** start of Supplied information **

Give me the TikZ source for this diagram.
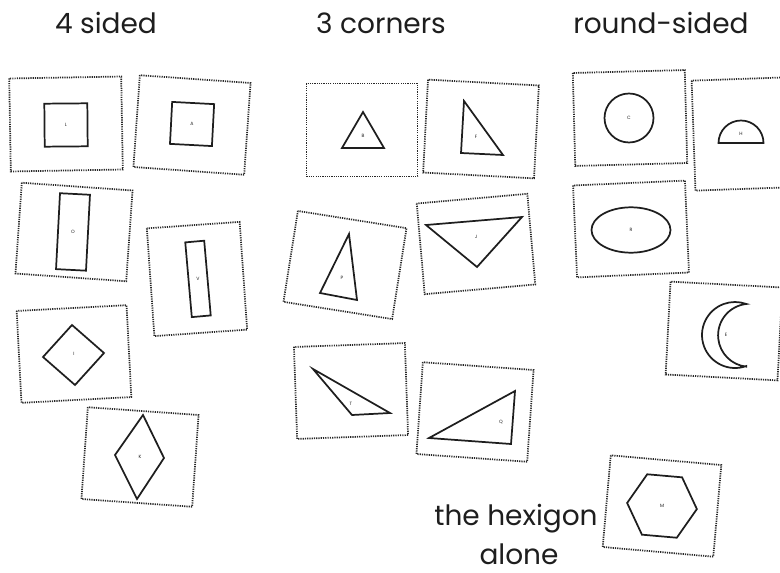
\documentclass[tikz,border=0pt]{standalone}
\usepackage{fontspec}
\setmainfont{Poppins}
\usepackage{tikz}
\definecolor{DotGray}{RGB}{40,40,40}
\definecolor{InkBlack}{RGB}{30,30,30}

\begin{document}
\begin{tikzpicture}[
  x=0.75pt, y=-0.75pt,
  card/.style={draw=DotGray, line width=1.3pt, dash pattern=on 0.9pt off 0.8pt},
  outline/.style={draw=InkBlack, line width=1.3pt, line join=miter},
  tag/.style={font=\fontsize{3.5}{4}\selectfont, text=InkBlack, inner sep=0pt},
  heading/.style={font=\fontsize{21}{24}\selectfont, text=InkBlack, anchor=base, inner sep=0pt}
]
\clip (0,0) rectangle (780,573);

% column titles
\node[heading] (foursided) at (106,34) {4 sided};
\node[heading] (threecorners) at (381,34) {3 corners};
\node[heading] (roundsided) at (661,34) {round-sided};

% 4 sided
\begin{scope}[shift={(66,124)}]
  \draw[card, rotate=1] (-56,-46.5) rectangle (56,46.5);
  \draw[outline, rotate=0.5] (-21.5,-20.5) rectangle (21.5,22.5);
  \node[tag] (sqL) at (0,1) {L};
\end{scope}
\begin{scope}[shift={(192,125)}]
  \draw[card, rotate=-4] (-55.5,-46) rectangle (55.5,46);
  \draw[outline, rotate=-3] (-21,-22) rectangle (21,20);
  \node[tag] (sqA) at (0,-1) {A};
\end{scope}
\begin{scope}[shift={(74,232)}]
  \draw[card, rotate=-4] (-55.5,-45.5) rectangle (55.5,45.5);
  \draw[outline, rotate=-3] (-16,-38) rectangle (14,38);
  \node[tag] (rectO) at (-1,0) {O};
\end{scope}
\begin{scope}[shift={(197,279)}]
  \draw[card, rotate=4] (-46.5,-54) rectangle (46.5,54);
  \draw[outline, rotate=5] (-8.5,-37.5) rectangle (10.5,37.5);
  \node[tag] (rectV) at (1,0) {V};
\end{scope}
\begin{scope}[shift={(74,354)}]
  \draw[card, rotate=3] (-55,-46) rectangle (55,46);
  \draw[outline] (-2,-29) -- (30,-1) -- (1,31) -- (-31,3) -- cycle;
  \node[tag] (diaI) at (0,0) {I};
\end{scope}
\begin{scope}[shift={(140,457)}]
  \draw[card, rotate=-4] (-55.5,-46) rectangle (55.5,46);
  \draw[outline] (3,-42) -- (24,1) -- (-3,42) -- (-25,-2) -- cycle;
  \node[tag] (rhoK) at (0,0) {K};
\end{scope}

% 3 corners
\begin{scope}[shift={(362,130)}]
  \draw[card] (-55.5,-46.5) rectangle (55.5,46.5);
  \draw[outline] (1,-18) -- (-20,18) -- (22,18) -- cycle;
  \node[tag] (triB) at (1,6) {B};
\end{scope}
\begin{scope}[shift={(481,129)}]
  \draw[card, rotate=-3] (-55.5,-46.5) rectangle (55.5,46.5);
  \draw[outline] (-17,-28) -- (-20,24) -- (22,26) -- cycle;
  \node[tag] (triF) at (-5,8) {F};
\end{scope}
\begin{scope}[shift={(345,265)}]
  \draw[card, rotate=-9] (-55,-46) rectangle (55,46);
  \draw[outline] (4,-31) -- (-25,28) -- (12,35) -- cycle;
  \node[tag] (triP) at (-3,13) {P};
\end{scope}
\begin{scope}[shift={(476,244)}]
  \draw[card, rotate=5] (-55.5,-45.5) rectangle (55.5,45.5);
  \draw[outline] (-50,-19) -- (46,-27) -- (1,23) -- cycle;
  \node[tag] (triJ) at (0,-7) {J};
\end{scope}
\begin{scope}[shift={(351,391)}]
  \draw[card, rotate=2] (-55.5,-46) rectangle (55.5,46);
  \draw[outline] (-38,-22) -- (39,22) -- (1,24) -- cycle;
  \node[tag] (triT) at (0,13) {T};
\end{scope}
\begin{scope}[shift={(475,412)}]
  \draw[card, rotate=-4] (-55.5,-46) rectangle (55.5,46);
  \draw[outline] (-46,26) -- (40,-21) -- (36,32) -- cycle;
  \node[tag] (triQ) at (26,10) {Q};
\end{scope}

% round-sided
\begin{scope}[shift={(630,118)}]
  \draw[card, rotate=1.5] (-56,-46.5) rectangle (56,46.5);
  \draw[outline] (-1,0) circle[radius=24.5];
  \node[tag] (cirC) at (-1,0) {C};
\end{scope}
\begin{scope}[shift={(740,134)}]
  \draw[card, rotate=2] (-46.5,-55) rectangle (46.5,55);
  \draw[outline] (-21.5,9) arc[start angle=180, end angle=360, radius=22.5] -- cycle;
  \node[tag] (semH) at (1,0) {H};
\end{scope}
\begin{scope}[shift={(631,229)}]
  \draw[card, rotate=2.5] (-56,-46) rectangle (56,46);
  \draw[outline] (0,1) ellipse[x radius=39.5, y radius=22.7];
  \node[tag] (ellR) at (0,1) {R};
\end{scope}
\begin{scope}[shift={(724,331)}]
  \draw[card, rotate=-3] (-56,-46.5) rectangle (56,46.5);
  \begin{scope}[shift={(11,4)}]
    \draw[outline] (70:33) arc[start angle=70, end angle=290, radius=33]
      arc[start angle=264, end angle=96, radius=31.5] -- cycle;
    \node[tag] (creE) at (-9,0) {E};
  \end{scope}
\end{scope}
\begin{scope}[shift={(662,506)}]
  \draw[card, rotate=-5] (-55.5,-46) rectangle (55.5,46);
  \draw[outline, rotate=-5] (0:35) \foreach \a in {60,120,...,300} { -- (\a:35) } -- cycle;
  \node[tag] (hexM) at (0,0) {M};
\end{scope}

% note
\node[heading] (hexnote) at (516,525) {the hexigon};
\node[heading] (alonenote) at (519,564) {alone};
\end{tikzpicture}
\end{document}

** end of Supplied information **

**Given request**
Make an exact copy of the data, leaving its pictures out.

**Task response**
Give me the TikZ source for this diagram.
\documentclass[tikz,border=0pt]{standalone}
\usepackage{fontspec}
\setmainfont{Poppins}
\usepackage{tikz}
\definecolor{DotGray}{RGB}{40,40,40}
\definecolor{InkBlack}{RGB}{30,30,30}

\begin{document}
\begin{tikzpicture}[
  x=0.75pt, y=-0.75pt,
  card/.style={draw=DotGray, line width=1.3pt, dash pattern=on 0.9pt off 0.8pt},
  outline/.style={draw=InkBlack, line width=1.3pt, line join=miter},
  tag/.style={font=\fontsize{3.5}{4}\selectfont, text=InkBlack, inner sep=0pt},
  heading/.style={font=\fontsize{21}{24}\selectfont, text=InkBlack, anchor=base, inner sep=0pt}
]
\clip (0,0) rectangle (780,573);

% column titles
\node[heading] (foursided) at (106,34) {4 sided};
\node[heading] (threecorners) at (381,34) {3 corners};
\node[heading] (roundsided) at (661,34) {round-sided};

% 4 sided
\begin{scope}[shift={(66,124)}]
  \draw[card, rotate=1] (-56,-46.5) rectangle (56,46.5);
  \draw[outline, rotate=0.5] (-21.5,-20.5) rectangle (21.5,22.5);
  \node[tag] (sqL) at (0,1) {L};
\end{scope}
\begin{scope}[shift={(192,125)}]
  \draw[card, rotate=-4] (-55.5,-46) rectangle (55.5,46);
  \draw[outline, rotate=-3] (-21,-22) rectangle (21,20);
  \node[tag] (sqA) at (0,-1) {A};
\end{scope}
\begin{scope}[shift={(74,232)}]
  \draw[card, rotate=-4] (-55.5,-45.5) rectangle (55.5,45.5);
  \draw[outline, rotate=-3] (-16,-38) rectangle (14,38);
  \node[tag] (rectO) at (-1,0) {O};
\end{scope}
\begin{scope}[shift={(197,279)}]
  \draw[card, rotate=4] (-46.5,-54) rectangle (46.5,54);
  \draw[outline, rotate=5] (-8.5,-37.5) rectangle (10.5,37.5);
  \node[tag] (rectV) at (1,0) {V};
\end{scope}
\begin{scope}[shift={(74,354)}]
  \draw[card, rotate=3] (-55,-46) rectangle (55,46);
  \draw[outline] (-2,-29) -- (30,-1) -- (1,31) -- (-31,3) -- cycle;
  \node[tag] (diaI) at (0,0) {I};
\end{scope}
\begin{scope}[shift={(140,457)}]
  \draw[card, rotate=-4] (-55.5,-46) rectangle (55.5,46);
  \draw[outline] (3,-42) -- (24,1) -- (-3,42) -- (-25,-2) -- cycle;
  \node[tag] (rhoK) at (0,0) {K};
\end{scope}

% 3 corners
\begin{scope}[shift={(362,130)}]
  \draw[card] (-55.5,-46.5) rectangle (55.5,46.5);
  \draw[outline] (1,-18) -- (-20,18) -- (22,18) -- cycle;
  \node[tag] (triB) at (1,6) {B};
\end{scope}
\begin{scope}[shift={(481,129)}]
  \draw[card, rotate=-3] (-55.5,-46.5) rectangle (55.5,46.5);
  \draw[outline] (-17,-28) -- (-20,24) -- (22,26) -- cycle;
  \node[tag] (triF) at (-5,8) {F};
\end{scope}
\begin{scope}[shift={(345,265)}]
  \draw[card, rotate=-9] (-55,-46) rectangle (55,46);
  \draw[outline] (4,-31) -- (-25,28) -- (12,35) -- cycle;
  \node[tag] (triP) at (-3,13) {P};
\end{scope}
\begin{scope}[shift={(476,244)}]
  \draw[card, rotate=5] (-55.5,-45.5) rectangle (55.5,45.5);
  \draw[outline] (-50,-19) -- (46,-27) -- (1,23) -- cycle;
  \node[tag] (triJ) at (0,-7) {J};
\end{scope}
\begin{scope}[shift={(351,391)}]
  \draw[card, rotate=2] (-55.5,-46) rectangle (55.5,46);
  \draw[outline] (-38,-22) -- (39,22) -- (1,24) -- cycle;
  \node[tag] (triT) at (0,13) {T};
\end{scope}
\begin{scope}[shift={(475,412)}]
  \draw[card, rotate=-4] (-55.5,-46) rectangle (55.5,46);
  \draw[outline] (-46,26) -- (40,-21) -- (36,32) -- cycle;
  \node[tag] (triQ) at (26,10) {Q};
\end{scope}

% round-sided
\begin{scope}[shift={(630,118)}]
  \draw[card, rotate=1.5] (-56,-46.5) rectangle (56,46.5);
  \draw[outline] (-1,0) circle[radius=24.5];
  \node[tag] (cirC) at (-1,0) {C};
\end{scope}
\begin{scope}[shift={(740,134)}]
  \draw[card, rotate=2] (-46.5,-55) rectangle (46.5,55);
  \draw[outline] (-21.5,9) arc[start angle=180, end angle=360, radius=22.5] -- cycle;
  \node[tag] (semH) at (1,0) {H};
\end{scope}
\begin{scope}[shift={(631,229)}]
  \draw[card, rotate=2.5] (-56,-46) rectangle (56,46);
  \draw[outline] (0,1) ellipse[x radius=39.5, y radius=22.7];
  \node[tag] (ellR) at (0,1) {R};
\end{scope}
\begin{scope}[shift={(724,331)}]
  \draw[card, rotate=-3] (-56,-46.5) rectangle (56,46.5);
  \begin{scope}[shift={(11,4)}]
    \draw[outline] (70:33) arc[start angle=70, end angle=290, radius=33]
      arc[start angle=264, end angle=96, radius=31.5] -- cycle;
    \node[tag] (creE) at (-9,0) {E};
  \end{scope}
\end{scope}
\begin{scope}[shift={(662,506)}]
  \draw[card, rotate=-5] (-55.5,-46) rectangle (55.5,46);
  \draw[outline, rotate=-5] (0:35) \foreach \a in {60,120,...,300} { -- (\a:35) } -- cycle;
  \node[tag] (hexM) at (0,0) {M};
\end{scope}

% note
\node[heading] (hexnote) at (516,525) {the hexigon};
\node[heading] (alonenote) at (519,564) {alone};
\end{tikzpicture}
\end{document}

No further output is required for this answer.